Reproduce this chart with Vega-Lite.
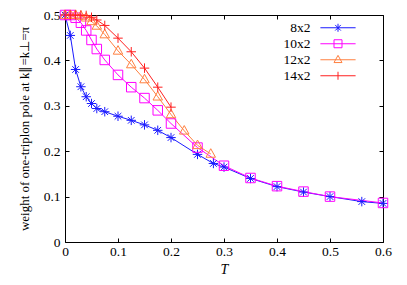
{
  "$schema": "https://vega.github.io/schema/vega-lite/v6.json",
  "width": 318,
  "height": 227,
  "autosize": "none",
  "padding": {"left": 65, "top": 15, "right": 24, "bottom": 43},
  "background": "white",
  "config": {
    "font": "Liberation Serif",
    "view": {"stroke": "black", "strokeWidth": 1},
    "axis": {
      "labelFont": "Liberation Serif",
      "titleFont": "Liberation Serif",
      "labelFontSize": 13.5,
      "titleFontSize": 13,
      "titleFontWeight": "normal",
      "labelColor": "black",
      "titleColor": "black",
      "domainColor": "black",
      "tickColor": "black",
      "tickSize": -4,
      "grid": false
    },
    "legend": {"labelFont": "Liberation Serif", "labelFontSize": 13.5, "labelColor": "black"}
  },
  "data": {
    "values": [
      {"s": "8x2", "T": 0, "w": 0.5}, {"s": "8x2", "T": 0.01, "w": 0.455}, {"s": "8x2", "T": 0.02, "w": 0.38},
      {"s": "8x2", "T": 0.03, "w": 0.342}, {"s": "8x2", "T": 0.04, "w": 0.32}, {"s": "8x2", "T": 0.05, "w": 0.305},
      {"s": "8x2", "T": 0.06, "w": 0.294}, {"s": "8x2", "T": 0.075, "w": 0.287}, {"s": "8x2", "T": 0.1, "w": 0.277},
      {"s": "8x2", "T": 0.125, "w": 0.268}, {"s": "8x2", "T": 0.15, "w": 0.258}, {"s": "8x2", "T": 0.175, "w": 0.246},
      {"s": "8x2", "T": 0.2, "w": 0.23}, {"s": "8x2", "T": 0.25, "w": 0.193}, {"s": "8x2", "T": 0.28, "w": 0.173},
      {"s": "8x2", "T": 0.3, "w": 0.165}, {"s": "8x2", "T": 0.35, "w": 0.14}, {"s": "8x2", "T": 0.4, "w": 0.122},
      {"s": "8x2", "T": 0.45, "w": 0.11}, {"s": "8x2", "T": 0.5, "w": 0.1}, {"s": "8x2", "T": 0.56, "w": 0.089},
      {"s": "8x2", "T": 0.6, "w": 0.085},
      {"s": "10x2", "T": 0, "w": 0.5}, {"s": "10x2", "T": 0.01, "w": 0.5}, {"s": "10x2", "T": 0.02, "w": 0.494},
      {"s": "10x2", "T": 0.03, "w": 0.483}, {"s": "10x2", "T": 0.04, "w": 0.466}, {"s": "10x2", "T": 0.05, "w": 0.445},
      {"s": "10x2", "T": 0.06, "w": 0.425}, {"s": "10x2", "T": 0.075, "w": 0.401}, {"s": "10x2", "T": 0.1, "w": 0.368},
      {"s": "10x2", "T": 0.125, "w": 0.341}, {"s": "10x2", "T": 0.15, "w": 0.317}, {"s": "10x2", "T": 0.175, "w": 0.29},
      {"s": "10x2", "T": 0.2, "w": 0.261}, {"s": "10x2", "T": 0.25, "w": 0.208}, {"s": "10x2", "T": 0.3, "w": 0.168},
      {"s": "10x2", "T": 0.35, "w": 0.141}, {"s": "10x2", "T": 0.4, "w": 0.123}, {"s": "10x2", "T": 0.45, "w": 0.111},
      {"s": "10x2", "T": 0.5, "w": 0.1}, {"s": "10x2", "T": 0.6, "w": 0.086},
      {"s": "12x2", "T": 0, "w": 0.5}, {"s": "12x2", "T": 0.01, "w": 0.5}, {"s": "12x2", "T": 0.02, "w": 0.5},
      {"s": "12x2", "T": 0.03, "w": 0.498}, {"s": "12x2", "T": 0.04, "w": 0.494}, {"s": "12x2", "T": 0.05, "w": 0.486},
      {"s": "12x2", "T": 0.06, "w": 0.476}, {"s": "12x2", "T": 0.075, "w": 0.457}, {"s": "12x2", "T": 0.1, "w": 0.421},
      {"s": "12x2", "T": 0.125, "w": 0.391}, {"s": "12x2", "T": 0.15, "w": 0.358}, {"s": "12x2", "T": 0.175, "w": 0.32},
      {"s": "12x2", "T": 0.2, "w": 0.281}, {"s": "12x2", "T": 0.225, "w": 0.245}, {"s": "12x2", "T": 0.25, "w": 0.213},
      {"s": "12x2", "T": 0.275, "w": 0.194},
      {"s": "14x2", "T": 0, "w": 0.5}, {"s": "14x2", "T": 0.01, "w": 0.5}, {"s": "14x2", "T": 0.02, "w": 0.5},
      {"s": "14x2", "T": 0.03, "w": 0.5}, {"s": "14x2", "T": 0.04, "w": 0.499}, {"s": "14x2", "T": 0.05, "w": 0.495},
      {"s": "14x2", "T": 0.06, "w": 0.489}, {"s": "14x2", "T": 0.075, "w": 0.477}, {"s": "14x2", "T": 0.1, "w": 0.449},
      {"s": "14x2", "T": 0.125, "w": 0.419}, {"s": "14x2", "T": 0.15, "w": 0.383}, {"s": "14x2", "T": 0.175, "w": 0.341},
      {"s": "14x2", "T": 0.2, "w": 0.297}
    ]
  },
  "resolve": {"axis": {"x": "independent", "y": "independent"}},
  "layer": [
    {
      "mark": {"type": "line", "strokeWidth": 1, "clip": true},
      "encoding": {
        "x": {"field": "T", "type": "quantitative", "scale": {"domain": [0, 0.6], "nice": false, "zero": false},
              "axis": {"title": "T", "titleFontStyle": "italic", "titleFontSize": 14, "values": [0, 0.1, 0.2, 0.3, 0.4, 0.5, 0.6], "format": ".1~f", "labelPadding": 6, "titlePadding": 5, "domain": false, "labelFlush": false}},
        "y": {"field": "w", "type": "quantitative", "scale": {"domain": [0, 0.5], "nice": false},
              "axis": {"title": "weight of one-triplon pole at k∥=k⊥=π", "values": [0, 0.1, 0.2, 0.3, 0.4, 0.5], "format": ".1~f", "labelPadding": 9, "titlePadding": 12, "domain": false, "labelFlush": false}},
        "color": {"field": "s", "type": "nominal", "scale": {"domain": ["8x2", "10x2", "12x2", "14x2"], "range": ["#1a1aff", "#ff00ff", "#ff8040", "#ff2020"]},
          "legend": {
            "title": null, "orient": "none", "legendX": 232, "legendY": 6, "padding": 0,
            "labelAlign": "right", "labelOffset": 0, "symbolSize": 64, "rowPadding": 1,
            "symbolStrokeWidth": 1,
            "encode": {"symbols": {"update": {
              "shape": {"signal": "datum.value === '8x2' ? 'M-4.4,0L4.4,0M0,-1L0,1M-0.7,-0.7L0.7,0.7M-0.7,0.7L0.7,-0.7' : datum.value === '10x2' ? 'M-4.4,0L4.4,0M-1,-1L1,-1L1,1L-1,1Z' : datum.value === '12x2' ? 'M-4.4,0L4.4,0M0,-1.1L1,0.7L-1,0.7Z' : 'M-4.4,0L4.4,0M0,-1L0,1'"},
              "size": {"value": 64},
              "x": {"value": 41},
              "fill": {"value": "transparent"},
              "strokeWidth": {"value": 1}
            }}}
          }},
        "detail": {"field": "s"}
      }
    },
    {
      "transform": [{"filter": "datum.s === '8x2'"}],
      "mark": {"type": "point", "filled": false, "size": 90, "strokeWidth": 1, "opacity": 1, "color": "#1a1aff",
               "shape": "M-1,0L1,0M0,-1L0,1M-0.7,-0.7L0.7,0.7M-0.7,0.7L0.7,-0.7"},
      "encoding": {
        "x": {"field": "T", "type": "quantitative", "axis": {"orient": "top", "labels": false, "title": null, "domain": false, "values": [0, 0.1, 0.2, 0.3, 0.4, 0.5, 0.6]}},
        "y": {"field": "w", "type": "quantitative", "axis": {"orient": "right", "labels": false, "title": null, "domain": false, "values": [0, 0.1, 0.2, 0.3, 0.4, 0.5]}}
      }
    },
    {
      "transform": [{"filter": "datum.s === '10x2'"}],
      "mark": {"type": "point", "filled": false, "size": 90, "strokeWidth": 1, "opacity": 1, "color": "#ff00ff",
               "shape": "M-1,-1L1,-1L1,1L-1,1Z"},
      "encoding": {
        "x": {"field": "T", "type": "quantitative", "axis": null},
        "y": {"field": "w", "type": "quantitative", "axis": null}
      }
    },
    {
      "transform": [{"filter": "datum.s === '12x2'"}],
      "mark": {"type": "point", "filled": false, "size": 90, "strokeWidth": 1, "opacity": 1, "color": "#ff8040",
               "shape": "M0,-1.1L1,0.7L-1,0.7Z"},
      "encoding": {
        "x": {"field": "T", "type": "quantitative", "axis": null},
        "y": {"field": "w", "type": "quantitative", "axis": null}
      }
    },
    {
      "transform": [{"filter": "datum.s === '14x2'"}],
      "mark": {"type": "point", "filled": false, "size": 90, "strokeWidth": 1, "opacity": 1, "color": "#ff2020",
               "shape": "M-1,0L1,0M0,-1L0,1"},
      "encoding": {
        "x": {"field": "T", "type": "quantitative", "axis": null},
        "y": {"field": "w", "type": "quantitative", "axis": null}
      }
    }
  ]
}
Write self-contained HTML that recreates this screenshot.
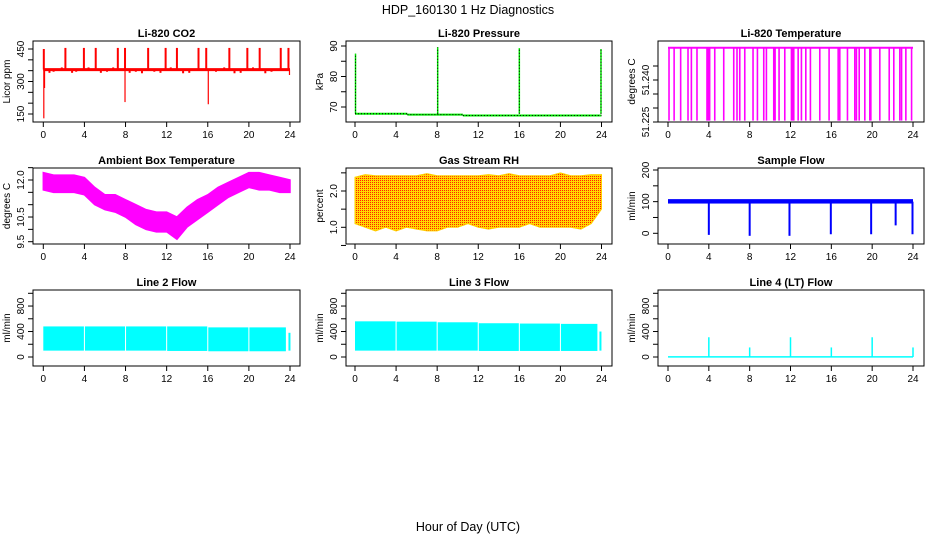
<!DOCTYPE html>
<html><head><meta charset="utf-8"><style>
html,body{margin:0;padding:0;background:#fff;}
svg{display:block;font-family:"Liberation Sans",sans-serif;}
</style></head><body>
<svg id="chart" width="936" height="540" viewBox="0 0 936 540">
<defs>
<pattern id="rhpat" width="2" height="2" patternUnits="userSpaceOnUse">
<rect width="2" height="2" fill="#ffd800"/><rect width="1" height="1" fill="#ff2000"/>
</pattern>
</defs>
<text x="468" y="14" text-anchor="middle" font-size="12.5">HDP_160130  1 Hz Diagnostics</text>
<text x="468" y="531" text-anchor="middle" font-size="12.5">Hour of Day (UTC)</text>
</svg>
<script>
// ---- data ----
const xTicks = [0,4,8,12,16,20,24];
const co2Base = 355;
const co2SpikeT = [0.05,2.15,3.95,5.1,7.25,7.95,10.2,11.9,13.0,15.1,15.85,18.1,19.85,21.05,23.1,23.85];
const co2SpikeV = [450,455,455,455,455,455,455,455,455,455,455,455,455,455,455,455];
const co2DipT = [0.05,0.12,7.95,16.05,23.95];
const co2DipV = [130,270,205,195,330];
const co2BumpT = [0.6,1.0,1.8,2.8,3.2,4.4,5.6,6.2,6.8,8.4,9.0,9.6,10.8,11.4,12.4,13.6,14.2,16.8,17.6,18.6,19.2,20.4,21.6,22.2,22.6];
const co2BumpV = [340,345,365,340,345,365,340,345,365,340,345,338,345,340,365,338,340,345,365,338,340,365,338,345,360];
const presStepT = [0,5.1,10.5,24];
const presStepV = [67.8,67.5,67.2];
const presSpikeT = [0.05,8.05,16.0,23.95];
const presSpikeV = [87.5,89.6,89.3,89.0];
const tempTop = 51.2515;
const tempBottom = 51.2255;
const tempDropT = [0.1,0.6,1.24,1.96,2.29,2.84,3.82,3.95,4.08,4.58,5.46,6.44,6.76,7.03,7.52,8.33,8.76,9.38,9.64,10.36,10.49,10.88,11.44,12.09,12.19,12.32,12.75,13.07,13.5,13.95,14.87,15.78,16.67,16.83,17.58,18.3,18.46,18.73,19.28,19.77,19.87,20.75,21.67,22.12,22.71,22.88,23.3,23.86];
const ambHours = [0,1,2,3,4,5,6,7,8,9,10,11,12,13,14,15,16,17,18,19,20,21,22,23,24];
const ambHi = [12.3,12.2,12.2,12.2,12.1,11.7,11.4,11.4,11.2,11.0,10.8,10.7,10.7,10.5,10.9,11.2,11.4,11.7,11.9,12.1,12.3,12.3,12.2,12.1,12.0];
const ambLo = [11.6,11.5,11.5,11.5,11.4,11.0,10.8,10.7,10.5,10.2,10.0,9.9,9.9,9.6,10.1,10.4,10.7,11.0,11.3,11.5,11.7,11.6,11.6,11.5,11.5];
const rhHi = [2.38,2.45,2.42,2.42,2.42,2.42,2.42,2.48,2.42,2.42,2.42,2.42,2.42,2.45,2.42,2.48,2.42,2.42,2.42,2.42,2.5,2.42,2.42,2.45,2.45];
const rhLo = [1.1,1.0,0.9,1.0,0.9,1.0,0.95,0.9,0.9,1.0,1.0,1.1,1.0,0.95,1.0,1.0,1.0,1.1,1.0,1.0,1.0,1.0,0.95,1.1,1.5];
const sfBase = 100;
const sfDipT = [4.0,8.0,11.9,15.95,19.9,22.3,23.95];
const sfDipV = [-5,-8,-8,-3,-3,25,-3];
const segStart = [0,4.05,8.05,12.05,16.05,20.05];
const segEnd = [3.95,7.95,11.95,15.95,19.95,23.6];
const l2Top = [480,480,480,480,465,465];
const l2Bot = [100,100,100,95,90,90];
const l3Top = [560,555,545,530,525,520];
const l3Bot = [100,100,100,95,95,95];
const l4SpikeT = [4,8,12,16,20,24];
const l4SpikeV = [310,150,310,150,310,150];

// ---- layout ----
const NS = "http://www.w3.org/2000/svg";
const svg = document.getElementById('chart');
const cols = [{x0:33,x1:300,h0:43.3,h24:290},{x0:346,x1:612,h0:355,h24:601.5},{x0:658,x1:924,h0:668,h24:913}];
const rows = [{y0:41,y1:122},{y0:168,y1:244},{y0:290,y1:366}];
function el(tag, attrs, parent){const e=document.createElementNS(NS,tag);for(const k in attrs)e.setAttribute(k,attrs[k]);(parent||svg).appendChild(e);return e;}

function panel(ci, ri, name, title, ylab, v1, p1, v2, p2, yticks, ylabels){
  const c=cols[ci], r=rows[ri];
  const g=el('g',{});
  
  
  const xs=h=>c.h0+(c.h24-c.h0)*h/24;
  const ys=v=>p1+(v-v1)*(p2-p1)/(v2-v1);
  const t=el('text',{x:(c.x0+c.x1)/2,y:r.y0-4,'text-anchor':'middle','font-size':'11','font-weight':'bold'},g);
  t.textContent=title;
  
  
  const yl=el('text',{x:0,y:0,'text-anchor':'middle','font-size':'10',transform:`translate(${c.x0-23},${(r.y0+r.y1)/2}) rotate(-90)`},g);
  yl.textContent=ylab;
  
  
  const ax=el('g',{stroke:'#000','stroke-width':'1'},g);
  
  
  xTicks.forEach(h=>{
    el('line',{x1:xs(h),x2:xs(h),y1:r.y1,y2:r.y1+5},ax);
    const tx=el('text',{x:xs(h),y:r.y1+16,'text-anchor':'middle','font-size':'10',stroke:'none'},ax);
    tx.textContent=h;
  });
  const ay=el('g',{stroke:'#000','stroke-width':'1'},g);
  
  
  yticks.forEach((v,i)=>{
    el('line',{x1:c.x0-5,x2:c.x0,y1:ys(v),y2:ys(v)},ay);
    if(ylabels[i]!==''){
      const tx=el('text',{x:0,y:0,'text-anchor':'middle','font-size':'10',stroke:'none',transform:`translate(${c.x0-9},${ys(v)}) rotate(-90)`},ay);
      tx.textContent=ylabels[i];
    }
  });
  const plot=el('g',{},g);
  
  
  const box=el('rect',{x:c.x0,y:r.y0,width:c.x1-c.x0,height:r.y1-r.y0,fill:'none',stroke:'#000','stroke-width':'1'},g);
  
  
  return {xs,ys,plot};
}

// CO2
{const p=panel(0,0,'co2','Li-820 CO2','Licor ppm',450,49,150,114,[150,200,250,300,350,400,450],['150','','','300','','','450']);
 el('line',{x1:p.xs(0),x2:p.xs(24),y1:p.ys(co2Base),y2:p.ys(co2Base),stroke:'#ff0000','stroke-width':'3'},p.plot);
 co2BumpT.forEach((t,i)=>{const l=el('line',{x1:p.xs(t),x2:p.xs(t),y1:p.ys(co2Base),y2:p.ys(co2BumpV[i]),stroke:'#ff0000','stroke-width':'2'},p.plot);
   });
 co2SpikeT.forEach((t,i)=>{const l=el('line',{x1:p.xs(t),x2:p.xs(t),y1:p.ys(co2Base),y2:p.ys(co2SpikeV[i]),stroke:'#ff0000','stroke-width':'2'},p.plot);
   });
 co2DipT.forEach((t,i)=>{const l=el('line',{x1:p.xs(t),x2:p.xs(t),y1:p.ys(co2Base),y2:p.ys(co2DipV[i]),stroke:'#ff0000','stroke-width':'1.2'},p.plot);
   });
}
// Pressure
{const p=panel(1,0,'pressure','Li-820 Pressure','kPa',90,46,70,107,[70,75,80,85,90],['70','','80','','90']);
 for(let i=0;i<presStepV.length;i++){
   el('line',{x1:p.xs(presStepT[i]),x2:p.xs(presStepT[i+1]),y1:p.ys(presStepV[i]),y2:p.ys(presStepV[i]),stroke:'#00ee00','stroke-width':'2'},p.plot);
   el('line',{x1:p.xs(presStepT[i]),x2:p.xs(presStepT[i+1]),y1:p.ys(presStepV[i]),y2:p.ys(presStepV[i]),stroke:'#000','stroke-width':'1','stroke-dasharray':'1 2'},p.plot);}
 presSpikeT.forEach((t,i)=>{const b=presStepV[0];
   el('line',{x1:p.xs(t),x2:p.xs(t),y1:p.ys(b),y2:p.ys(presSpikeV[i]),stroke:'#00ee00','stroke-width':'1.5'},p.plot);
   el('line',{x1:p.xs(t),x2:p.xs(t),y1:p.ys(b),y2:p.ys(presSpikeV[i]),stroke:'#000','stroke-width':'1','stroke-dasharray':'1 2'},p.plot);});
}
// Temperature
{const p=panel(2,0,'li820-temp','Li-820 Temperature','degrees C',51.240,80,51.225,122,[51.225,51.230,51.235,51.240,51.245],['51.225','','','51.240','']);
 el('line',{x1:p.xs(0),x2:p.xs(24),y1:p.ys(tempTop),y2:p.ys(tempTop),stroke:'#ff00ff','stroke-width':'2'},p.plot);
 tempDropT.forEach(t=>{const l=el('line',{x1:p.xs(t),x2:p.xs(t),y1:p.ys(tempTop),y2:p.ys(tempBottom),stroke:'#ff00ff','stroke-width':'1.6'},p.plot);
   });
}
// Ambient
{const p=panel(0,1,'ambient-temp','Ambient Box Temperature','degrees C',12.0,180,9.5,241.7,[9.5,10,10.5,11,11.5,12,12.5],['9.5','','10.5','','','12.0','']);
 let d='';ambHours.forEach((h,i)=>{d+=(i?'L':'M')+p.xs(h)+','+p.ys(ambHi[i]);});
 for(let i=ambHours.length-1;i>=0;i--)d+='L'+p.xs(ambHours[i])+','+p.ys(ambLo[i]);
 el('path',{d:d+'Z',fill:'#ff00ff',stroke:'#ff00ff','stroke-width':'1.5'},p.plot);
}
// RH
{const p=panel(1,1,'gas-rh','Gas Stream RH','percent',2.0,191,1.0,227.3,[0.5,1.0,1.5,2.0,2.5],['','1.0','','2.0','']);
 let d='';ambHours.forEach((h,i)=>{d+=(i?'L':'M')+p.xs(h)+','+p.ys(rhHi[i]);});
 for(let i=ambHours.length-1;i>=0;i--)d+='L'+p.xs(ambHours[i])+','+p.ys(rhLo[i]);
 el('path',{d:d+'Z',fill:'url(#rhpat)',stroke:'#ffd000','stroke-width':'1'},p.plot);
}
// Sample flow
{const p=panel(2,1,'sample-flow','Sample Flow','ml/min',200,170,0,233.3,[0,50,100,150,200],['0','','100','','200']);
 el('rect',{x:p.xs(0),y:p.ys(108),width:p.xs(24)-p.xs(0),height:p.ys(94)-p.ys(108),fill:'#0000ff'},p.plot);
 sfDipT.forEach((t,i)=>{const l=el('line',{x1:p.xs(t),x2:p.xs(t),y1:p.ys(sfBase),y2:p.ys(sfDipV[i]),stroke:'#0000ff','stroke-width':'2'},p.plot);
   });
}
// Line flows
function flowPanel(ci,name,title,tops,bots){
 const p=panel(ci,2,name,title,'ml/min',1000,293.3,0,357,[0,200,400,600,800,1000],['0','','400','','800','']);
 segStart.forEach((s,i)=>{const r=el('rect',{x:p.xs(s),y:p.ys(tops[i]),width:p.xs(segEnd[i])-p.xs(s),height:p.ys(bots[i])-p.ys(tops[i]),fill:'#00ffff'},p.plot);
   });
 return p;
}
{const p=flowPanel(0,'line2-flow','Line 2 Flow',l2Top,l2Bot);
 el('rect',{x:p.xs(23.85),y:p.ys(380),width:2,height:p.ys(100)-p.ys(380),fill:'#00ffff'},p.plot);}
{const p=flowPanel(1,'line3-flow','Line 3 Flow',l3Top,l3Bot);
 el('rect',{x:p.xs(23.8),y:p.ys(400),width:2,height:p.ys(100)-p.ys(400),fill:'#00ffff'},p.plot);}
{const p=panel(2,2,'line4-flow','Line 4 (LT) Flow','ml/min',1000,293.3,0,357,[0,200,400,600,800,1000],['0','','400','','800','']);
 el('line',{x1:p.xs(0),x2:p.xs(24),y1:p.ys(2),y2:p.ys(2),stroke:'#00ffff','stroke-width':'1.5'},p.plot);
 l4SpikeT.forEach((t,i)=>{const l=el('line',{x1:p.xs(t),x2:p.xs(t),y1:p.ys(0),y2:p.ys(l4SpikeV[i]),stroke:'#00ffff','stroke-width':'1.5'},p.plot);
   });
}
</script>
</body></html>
------------------------------------------------------------
(Exercise aim): Pull out all lines from the listing that contain the string "chart".

(Output for this exercise):
Reproduce this chart with Vega-Lite.
<svg id="chart" width="936" height="540" viewBox="0 0 936 540">
const svg = document.getElementById('chart');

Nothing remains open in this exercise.